Dames, Dishes and Degrees

Mittelman, Amy. Dames, Dishes and Degrees: Faculty Wives in America. Cynren Press, 2026

Reason read: As a member of the Early Review Program for LibraryThing I sometimes win interesting books. This is one such book.

Dames, Dishes and Degrees thoroughly researches a woman’s place in academia and beyond. No one has tackled the historical perspective of faculty wives quite like Amy Mittelman. The aspect of Dames, Dishes and Degrees I appreciated the most was getting to know some of the women who were considered trail blazers in equality for women. For example, Julia Bogholt made a name for herself in politics, thanks to her inability to get a PhD in science. She sought to change the employment laws after that. [As an aside, she reminded me of my niece and her quest to become a research scientist.] Alison Lurie is another influential woman. As a faculty wife at Amherst College she wrote about her experiences and shed light on the prejudices. Dorothy Burnett Porter Wesley was an early member of the Howard University Faculty Wives group. She was the Head Librarian at Moorland-Springam Research Center for 45 years and the first African American woman to earn a masters of library science degree at Columbia!

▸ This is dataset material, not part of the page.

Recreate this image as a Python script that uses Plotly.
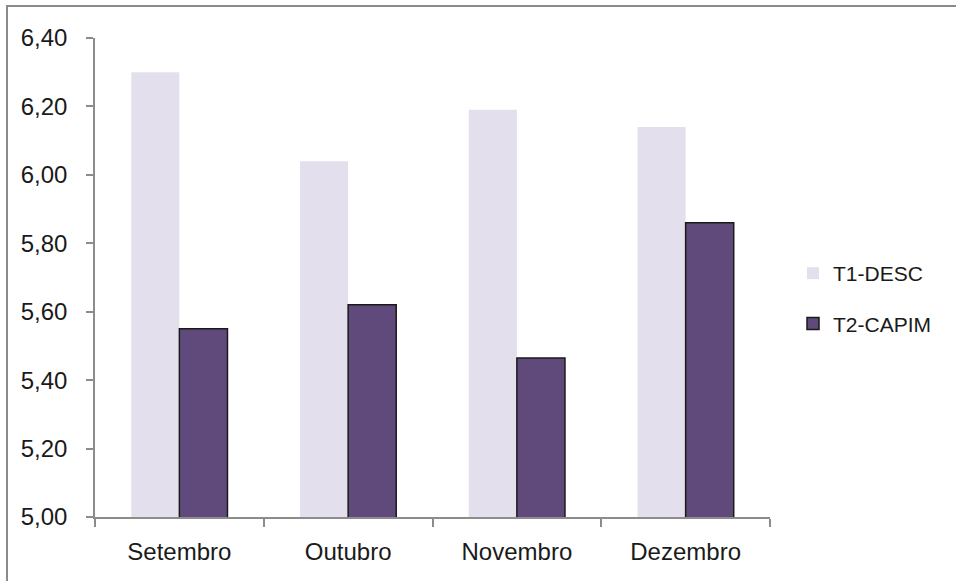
import plotly.graph_objects as go

# Monthly values for the two treatments
months = ["Setembro", "Outubro", "Novembro", "Dezembro"]
t1_desc = [6.30, 6.04, 6.19, 6.14]
t2_capim = [5.55, 5.62, 5.465, 5.86]
y_ticks = [5.0, 5.2, 5.4, 5.6, 5.8, 6.0, 6.2, 6.4]

W, H = 956, 581
L, R, T, B = 95, 186, 38, 64
pw, ph = W - L - R, H - T - B

FONT = "Liberation Sans"
TXT = "#1a1a1a"
AX = "#8c8c8c"

fig = go.Figure()
fig.add_trace(go.Bar(
    name="T1-DESC", x=months, y=t1_desc, legendgroup="a",
    marker=dict(color="#E4DFEC", line=dict(width=0)),
))
fig.add_trace(go.Bar(
    name="T2-CAPIM", x=months, y=t2_capim, legendgroup="b",
    marker=dict(color="#604A7B", line=dict(color="#1a1a1a", width=1.5)),
))

# outer frame around the chart, in paper units (right/bottom edges run off the page)
def px_x(p):
    return (p - L) / pw

def px_y(p):
    return (H - B - p) / ph

fig.add_shape(type="rect", xref="paper", yref="paper",
              x0=px_x(7), x1=px_x(980), y0=px_y(6), y1=px_y(610),
              line=dict(color="#8a8a8a", width=2), fillcolor="rgba(0,0,0,0)",
              layer="below")

fig.update_layout(
    width=W, height=H,
    margin=dict(l=L, r=R, t=T, b=B),
    paper_bgcolor="white", plot_bgcolor="white",
    separators=", ",
    barmode="group", bargap=0.43, bargroupgap=0,
    font=dict(family=FONT, color=TXT, size=24),
    showlegend=True,
    legend=dict(
        x=px_x(793), xanchor="left", y=px_y(253), yanchor="top",
        font=dict(size=21, family=FONT, color=TXT),
        traceorder="grouped", tracegroupgap=20,
        bgcolor="rgba(0,0,0,0)",
    ),
    xaxis=dict(
        type="category", tickson="boundaries",
        showline=True, linecolor=AX, linewidth=1.5,
        ticks="outside", ticklen=8, tickcolor=AX, tickwidth=1.5,
        showgrid=False, zeroline=False,
        tickfont=dict(size=24, family=FONT, color=TXT),
        ticklabelstandoff=12,
    ),
    yaxis=dict(
        range=[5.0, 6.4], tickvals=y_ticks, tickformat=".2f",
        showline=True, linecolor=AX, linewidth=1.5,
        ticks="outside", ticklen=7, tickcolor=AX, tickwidth=1.5,
        showgrid=False, zeroline=False,
        tickfont=dict(size=24, family=FONT, color=TXT),
        ticklabelstandoff=14,
    ),
)

fig.write_html("out.html")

I could go on and on.
It is interesting to note that statistically speaking, a daughter of an academic father typically went on to be a faculty wife. Amy Mittelman studied the effects the Great Depression and World War II had on working women in addition to researching the wives of college professors. [As an aside, I thought of the short-lived television show Homefront when reading about women trying to maintain employment after their husbands came home from World War II.]
Did women know they were getting around the rules about nepotism was by having a lesbian relationship? You could have a career alongside a colleague and even live with that same colleague if you were not married to them. To have a career like a man meant no husband and no children; there was a choice and sacrifice to be made.
One aspect of Dames, Dishes and Degrees that was completely unexpected was the histories of colleges such as Mount Holyoke (their search for a president after Woodley), Smith, University of Chicago, and North Carolina.

As an aside, I wonder what Mittelman thinks of Hampshire College closing. It is one of the colleges she talks about in Dames, Dishes and Degrees.

Music: “Battle Hymn of the Republic,” “Pack up Your Troubles,” “My Dear Old Southern Home,” and Lohengrin’s “Wedding March.”